There are a lot of difficult challenges right now in the United States. We face many, many challenges, unprecedented challenges, when you think about the huge area of destruction after Hurricane Katrina or a war on terror. All of these things are new, really, for the American people. …
And as I travel around the United States, I see a lot of appreciation for him. A lot of people come up to me and say, "Stay the course." And I think right now what we're seeing with these poll numbers is a lot of fun in the press with taking a poll every other week and putting it on the news, on the front page of the newspaper. When his polls were really high, they weren't on the front page.Ah, yes, it's the media's fault. We've heard that one somewhere before. It may not have been appropriate to go after Laura Bush when she was pushing for her pet projects on literacy and AIDS in Africa, but the question arises: If she's going to come out and make an outright political defense of her husband, does that put her in the category of "fair game?" Is the case for going after her all the stronger if she offers purely unscientific public opinion analysis like "I don't really believe those polls" or cites her interactions with Bush loyalists in artificial Potemkin Village town hall meetings as representative of the "people?"
Yep. And here's the way to frame it: George Bush is hiding behind his wife's skirts. That's what's going on here, and she deserves to be called on it. Otherwise the responsibility for challenging the first lady is in the hands of sycophants like Chris Wallace, who left his interview with Laura wishing her little more than a happy Mother's Day. The first lady made outrageous claims about wiretapping and unwarranted surveillance, the "war on terror" and Hurricane Katrina, and there was hardly a peep of rebuttal.
Peter Daou at Salon believes the first lady is fair game:
Laura Bush's remarks are par for the course for any right-winger. Attacking the media is second only to despising liberals in the right-wing playbook. Facts don't matter. … Laura Bush can teach Dems a lesson: With the facts squarely against her, she still bashes the media. With the facts on their side, Dems shouldn't be reluctant to hold reporters to task for pro-GOP spin.Of course, part of the trickiness of going after Laura Bush is the gender aspect -- should the first lady's public detractors be the same sex so as to avoid the appearance of incivility? Or, to avoid giving Laura and the White House an opportunity to elicit pity and a second round of attention to her fraudulent claims about her husband's popularity?

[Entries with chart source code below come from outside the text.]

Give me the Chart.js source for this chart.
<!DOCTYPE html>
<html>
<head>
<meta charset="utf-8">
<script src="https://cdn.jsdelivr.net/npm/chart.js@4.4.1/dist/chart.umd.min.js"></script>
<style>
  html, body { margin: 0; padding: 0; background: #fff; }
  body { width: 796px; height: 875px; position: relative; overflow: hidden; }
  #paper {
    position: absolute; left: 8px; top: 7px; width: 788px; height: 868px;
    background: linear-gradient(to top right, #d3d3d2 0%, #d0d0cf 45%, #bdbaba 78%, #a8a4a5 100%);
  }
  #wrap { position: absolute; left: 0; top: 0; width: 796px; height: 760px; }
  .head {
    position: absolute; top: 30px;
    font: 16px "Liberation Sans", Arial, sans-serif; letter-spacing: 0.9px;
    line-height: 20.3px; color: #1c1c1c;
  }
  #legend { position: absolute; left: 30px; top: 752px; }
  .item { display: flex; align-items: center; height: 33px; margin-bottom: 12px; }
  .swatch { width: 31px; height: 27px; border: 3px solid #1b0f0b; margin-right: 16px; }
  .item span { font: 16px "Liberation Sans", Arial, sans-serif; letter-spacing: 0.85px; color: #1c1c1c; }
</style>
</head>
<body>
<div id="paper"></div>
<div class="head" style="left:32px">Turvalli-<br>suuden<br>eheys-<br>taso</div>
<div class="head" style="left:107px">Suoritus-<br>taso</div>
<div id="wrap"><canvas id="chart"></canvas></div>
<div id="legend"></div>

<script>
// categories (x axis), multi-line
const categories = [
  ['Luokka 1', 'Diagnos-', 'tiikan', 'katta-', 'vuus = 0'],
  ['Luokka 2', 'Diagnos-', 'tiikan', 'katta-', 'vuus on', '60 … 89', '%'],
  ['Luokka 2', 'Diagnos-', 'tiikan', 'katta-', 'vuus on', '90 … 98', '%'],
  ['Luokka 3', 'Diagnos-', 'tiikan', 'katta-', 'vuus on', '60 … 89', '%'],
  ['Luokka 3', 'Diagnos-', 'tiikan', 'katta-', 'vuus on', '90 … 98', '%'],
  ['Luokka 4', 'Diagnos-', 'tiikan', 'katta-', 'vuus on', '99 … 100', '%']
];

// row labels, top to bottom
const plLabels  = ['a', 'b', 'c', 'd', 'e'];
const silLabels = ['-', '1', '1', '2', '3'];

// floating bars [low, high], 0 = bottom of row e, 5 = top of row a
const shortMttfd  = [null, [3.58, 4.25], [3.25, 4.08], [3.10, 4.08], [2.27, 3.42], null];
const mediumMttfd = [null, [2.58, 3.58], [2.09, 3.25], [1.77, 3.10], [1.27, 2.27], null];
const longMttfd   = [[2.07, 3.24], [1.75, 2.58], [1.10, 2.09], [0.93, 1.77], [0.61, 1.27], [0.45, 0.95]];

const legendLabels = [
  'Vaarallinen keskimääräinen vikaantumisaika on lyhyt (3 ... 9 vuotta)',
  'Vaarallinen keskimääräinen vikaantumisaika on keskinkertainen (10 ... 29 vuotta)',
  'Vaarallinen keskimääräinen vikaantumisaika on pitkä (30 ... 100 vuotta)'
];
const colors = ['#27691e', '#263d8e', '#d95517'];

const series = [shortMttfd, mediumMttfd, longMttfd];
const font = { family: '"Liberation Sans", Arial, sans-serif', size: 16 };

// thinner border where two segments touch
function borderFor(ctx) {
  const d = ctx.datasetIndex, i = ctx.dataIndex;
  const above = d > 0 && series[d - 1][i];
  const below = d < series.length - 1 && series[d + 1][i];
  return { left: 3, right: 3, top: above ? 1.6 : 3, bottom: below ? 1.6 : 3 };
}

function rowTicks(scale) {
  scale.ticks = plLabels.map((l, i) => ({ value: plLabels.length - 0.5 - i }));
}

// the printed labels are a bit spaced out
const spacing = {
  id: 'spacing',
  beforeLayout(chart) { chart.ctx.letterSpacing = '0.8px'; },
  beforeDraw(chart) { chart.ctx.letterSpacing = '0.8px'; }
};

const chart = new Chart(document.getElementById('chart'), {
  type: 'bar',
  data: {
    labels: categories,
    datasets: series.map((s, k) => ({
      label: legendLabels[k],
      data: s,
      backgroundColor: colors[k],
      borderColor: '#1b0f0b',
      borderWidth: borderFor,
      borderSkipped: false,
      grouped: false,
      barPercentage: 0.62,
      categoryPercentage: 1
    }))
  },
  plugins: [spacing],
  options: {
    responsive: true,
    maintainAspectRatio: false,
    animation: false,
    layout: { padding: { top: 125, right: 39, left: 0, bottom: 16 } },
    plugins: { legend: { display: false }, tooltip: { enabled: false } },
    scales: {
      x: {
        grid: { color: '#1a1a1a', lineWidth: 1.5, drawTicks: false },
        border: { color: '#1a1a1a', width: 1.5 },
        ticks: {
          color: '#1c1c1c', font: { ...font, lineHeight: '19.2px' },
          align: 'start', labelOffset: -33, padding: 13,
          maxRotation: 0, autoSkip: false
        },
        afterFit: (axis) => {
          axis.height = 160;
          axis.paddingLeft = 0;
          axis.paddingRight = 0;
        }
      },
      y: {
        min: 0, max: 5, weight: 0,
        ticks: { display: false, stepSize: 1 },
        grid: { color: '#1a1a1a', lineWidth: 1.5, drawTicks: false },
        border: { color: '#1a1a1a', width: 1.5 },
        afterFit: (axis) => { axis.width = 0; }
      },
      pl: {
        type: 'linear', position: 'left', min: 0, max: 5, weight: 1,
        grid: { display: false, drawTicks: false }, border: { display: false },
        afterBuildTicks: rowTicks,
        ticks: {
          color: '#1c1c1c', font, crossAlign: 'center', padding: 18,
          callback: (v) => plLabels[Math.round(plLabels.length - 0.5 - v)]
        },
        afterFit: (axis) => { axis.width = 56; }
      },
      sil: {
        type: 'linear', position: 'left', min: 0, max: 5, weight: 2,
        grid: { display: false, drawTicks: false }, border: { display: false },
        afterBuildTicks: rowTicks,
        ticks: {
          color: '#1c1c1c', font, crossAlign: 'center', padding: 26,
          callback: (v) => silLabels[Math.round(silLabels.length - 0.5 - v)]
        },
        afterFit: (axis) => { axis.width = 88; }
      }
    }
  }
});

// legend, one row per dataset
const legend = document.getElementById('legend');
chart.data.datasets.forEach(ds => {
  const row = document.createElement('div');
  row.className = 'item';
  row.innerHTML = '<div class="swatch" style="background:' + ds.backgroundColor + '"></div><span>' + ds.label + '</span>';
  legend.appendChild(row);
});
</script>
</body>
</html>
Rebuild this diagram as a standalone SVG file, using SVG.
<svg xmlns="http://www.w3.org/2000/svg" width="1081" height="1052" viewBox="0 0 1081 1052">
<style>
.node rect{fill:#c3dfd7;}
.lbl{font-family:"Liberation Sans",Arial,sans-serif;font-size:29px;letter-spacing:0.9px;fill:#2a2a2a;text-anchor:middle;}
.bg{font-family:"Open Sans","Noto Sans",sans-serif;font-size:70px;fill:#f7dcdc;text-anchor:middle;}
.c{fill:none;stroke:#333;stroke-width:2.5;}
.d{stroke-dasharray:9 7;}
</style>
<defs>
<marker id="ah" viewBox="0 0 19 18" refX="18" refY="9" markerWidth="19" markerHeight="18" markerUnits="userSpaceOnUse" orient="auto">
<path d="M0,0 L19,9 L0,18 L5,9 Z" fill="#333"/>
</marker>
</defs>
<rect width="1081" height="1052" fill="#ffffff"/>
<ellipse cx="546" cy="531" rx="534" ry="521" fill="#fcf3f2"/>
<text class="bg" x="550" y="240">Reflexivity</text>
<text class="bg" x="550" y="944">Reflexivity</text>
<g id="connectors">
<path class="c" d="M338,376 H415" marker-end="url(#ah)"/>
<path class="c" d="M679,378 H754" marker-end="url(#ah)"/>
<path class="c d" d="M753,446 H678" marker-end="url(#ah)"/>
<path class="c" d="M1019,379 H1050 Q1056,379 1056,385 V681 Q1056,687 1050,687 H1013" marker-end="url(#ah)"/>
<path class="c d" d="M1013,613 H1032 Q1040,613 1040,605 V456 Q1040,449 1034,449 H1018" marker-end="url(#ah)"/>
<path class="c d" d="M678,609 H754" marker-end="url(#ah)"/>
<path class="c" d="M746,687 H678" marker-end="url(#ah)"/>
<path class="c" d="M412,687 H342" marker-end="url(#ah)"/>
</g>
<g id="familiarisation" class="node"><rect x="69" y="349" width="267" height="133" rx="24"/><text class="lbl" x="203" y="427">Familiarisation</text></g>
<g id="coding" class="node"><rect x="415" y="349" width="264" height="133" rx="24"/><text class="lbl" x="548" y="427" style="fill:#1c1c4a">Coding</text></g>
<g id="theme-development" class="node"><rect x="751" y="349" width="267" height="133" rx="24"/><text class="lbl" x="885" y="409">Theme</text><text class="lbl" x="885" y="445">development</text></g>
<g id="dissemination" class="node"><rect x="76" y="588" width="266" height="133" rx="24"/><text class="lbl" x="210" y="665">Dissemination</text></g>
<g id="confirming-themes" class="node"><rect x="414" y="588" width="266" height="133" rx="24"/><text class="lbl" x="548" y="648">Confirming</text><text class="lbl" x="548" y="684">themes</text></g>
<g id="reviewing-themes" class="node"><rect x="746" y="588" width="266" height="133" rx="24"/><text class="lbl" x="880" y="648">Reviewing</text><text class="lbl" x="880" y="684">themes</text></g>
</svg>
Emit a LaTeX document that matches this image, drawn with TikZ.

Female political blogger Taylor Marsh could offer some cover in that regard, but the real strength of Marsh's attack on Laura Bush came from the quality of her argument:
"It was a trip to the political Twilight Zone with first lady Laura Bush. She's a feminist, she declared on This Week. She's busy rebuilding New Orleans (obviously because her husband doesn't know how). Her husband is making hard decisions. It's difficult. It's challenging. Repeating that the president has to make the tough decisions, again and again.